Since the film chooses to concentrate so exclusively on the family unit, it is vital that we viewers should identify closely with them and with their concerns. One would hope that this could be achieved quickly but I found two factors standing in the way of it. Unusually one of these was the sub-titling especially in the early scenes when we first encounter the four main characters. Normally I can take in subtitles with no difficulty at all but here they come up at speed, consist of phrases that need to be digested since the people are new to us and are accompanied by changing visuals that require attention too. It is a distraction that holds one at arm’s- length but at least it settles down later. However, the other nuisance is one that persists in that Sequeira only occasionally offers a scene without music behind it. Admittedly Tomás is presented as being keen on music (much is made of trying to locate the bongo drums which once obsessed him) but, if initially the music heard can be linked to that, its persistent use becomes self-conscious and tiresome. About midway through the film Belinha makes a sudden announcement which shocks her parents and at that point the music suddenly and happily stops, but most of the time it is plastered all over the film.

It was these elements which stood out as keeping me at a distance, but there is a sense too that Sequeira’s screenplay is less than sure-footed. A basic concern in Autumn is the need of adolescents to break away and start to make a life of their own and the impact which that can have on parents who have held them close. In exploring that theme Sequeira is clearly sympathetic to Tomás and to Belinha who will follow her brother in seeking to branch out in her own way. That his screenplay should also show an understanding for the situation of Otávio and Susana now in middle age is certainly no bad thing. Nevertheless, when incorporating their less appealing characteristics – Otávio tells jokes that are both poor and politically incorrect and does so to a degree that is revealing, Susana is an over-protective, fussy and unimaginative mother – Sequeira’s writing is uneasily pitched. He seems unsure how seriously critical of them he should be and just how much should play as comic.

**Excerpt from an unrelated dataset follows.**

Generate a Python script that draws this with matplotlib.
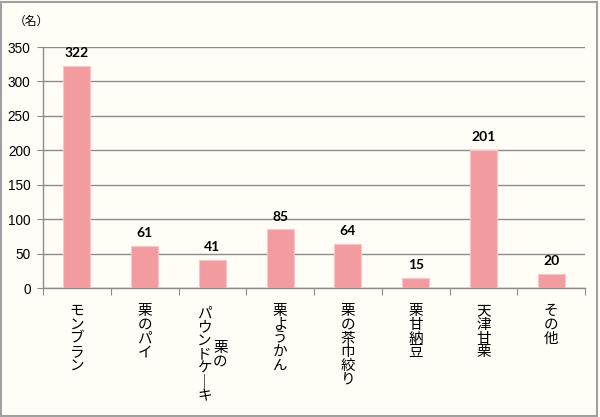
import matplotlib
matplotlib.use("Agg")
import matplotlib.pyplot as plt
from matplotlib.patches import Rectangle

plt.rcParams['font.family'] = ['Noto Sans CJK JP', 'DejaVu Sans']

categories = ["モンブラン", "栗のパイ", "栗のパウンドケーキ", "栗ようかん", "栗の茶巾絞り", "栗甘納豆", "天津甘栗", "その他"]
# vertical label columns (right-to-left for multi-column labels)
label_columns = [["モンブラン"], ["栗のパイ"], ["栗の", "パウンドケ｜キ"], ["栗ようかん"],
                 ["栗の茶巾絞り"], ["栗甘納豆"], ["天津甘栗"], ["その他"]]
values = [322, 61, 41, 85, 64, 15, 201, 20]
yticks = [0, 50, 100, 150, 200, 250, 300, 350]
unit_label = "（名）"

bg = "#FFFDF6"
bar_color = "#F29CA0"
edge_color = "#F9C6C8"
grid_color = "#8C8C8C"

fig = plt.figure(figsize=(6.0, 4.17), dpi=100, facecolor=bg)
W, H = 600, 417
ax = fig.add_axes([43 / W, 1 - 288 / H, (585 - 43) / W, (288 - 47) / H])
ax.set_facecolor(bg)

n = len(categories)
xs = list(range(n))
ax.bar(xs, values, width=0.4, color=bar_color, edgecolor=edge_color, linewidth=0.8, zorder=3)
ax.set_xlim(-0.5, n - 0.5)
ax.set_ylim(0, 350)
ax.set_yticks(yticks)
ax.set_yticklabels([str(t) for t in yticks], fontsize=9.8, family=['Liberation Sans', 'DejaVu Sans'])
ax.yaxis.grid(True, color=grid_color, linewidth=1.0, zorder=1)
ax.set_axisbelow(True)

ax.set_xticks([i - 0.5 for i in range(n + 1)])
ax.set_xticklabels([])
ax.tick_params(axis='x', length=5, color=grid_color, direction='out')
ax.tick_params(axis='y', length=4, color=grid_color, direction='out', pad=5)

for s in ['top', 'right']:
    ax.spines[s].set_visible(False)
for s in ['left', 'bottom']:
    ax.spines[s].set_color(grid_color)
    ax.spines[s].set_linewidth(1.0)

# value labels
for x, v in zip(xs, values):
    ax.annotate(str(v), (x, v), xytext=(0, 5), textcoords='offset points',
                ha='center', va='bottom', fontsize=10, fontweight='bold',
                family=['Lato', 'DejaVu Sans'])

# vertical category labels
trans = ax.get_xaxis_transform()
axes_h = 288 - 47
top_frac = -16 / axes_h
char_h = 14.5  # px per character
col_gap = 16 / 67.75  # data units between columns
fs = 10.5
for i, cols in enumerate(label_columns):
    maxlen = max(len(c) for c in cols)
    center_frac = top_frac - (maxlen * char_h / 2) / axes_h
    k = len(cols)
    for j, col in enumerate(cols):
        xpos = i + ((k - 1) / 2 - j) * col_gap
        txt = "\n".join(col)
        if k == 1:
            ax.text(xpos, top_frac, txt, transform=trans, ha='center', va='top',
                    fontsize=fs, linespacing=0.98)
        else:
            ax.text(xpos, center_frac, txt, transform=trans, ha='center', va='center',
                    fontsize=fs, linespacing=0.98)

fig.text(14 / W, 1 - 21 / H, unit_label, fontsize=8.5, ha='left', va='center')

# outer border
fig.patches.append(Rectangle((1 / W, 1 / H), 596 / W, 414 / H, transform=fig.transFigure,
                             fill=False, edgecolor="#A0A0A0", linewidth=1.5))

fig.savefig("out.png", dpi=100, facecolor=bg)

The location may be pleasingly unfamiliar but the actors while competent lack any special ability to draw one in (Beatriz Frazáo, who is indeed the daughter of the actor playing her father, is the player whose personality is the most engaging). They are, of course, fighting against that persistent background music which late on extends to a couple of soundtrack songs. When it comes to the parents themselves, their problems are sketched in rather than brought to full life. A sudden abruptly inserted flashback to their younger selves is used to point up their subsequent tensions due to aging and we do hear of Susana quitting her job as a nurse and finding more satisfaction in starting up a practice of her own in alternative medicine. But this is just heard in passing talk given the decision not to bring in acquaintances outside the family.  Later when the film seeks an eventual moment of unity with all four of the family dancing together it feels determinedly upbeat rather than something that has been earned. Autumn is not disastrously bad but, running at 115 minutes as the film does, I found myself viewing it without ever feeling any deep sense of concern for the people: I was sharing their lives but only distantly.

Original title: A Minha Casinha.

MANSEL STIMPSON

Cast
: Beatriz Frazão, Elsa Valentim, Miguel Frazão, Salvador Gil, Sara Barradas, Ricardo de Sá, Krupa Givane.

Dir António Sequeira, Pro Anastasiia Vorotniuk and António Sequeira, Screenplay António Sequeira, Ph Anastasiia Vorotniuk, Pro Des Daniela Cruz, Joana Freire and Giulia Mazzocchi, Ed António Sequeira, Music Filipe Caetano.

Movie Monkeys/Caracol Protagonista/Kurious Studios-The Movie Partnership (UK).
115 mins. UK/Portugal. 2023. UK Rel: 2 June 2025.  US Rel: 3 June 2025. Cert. 12.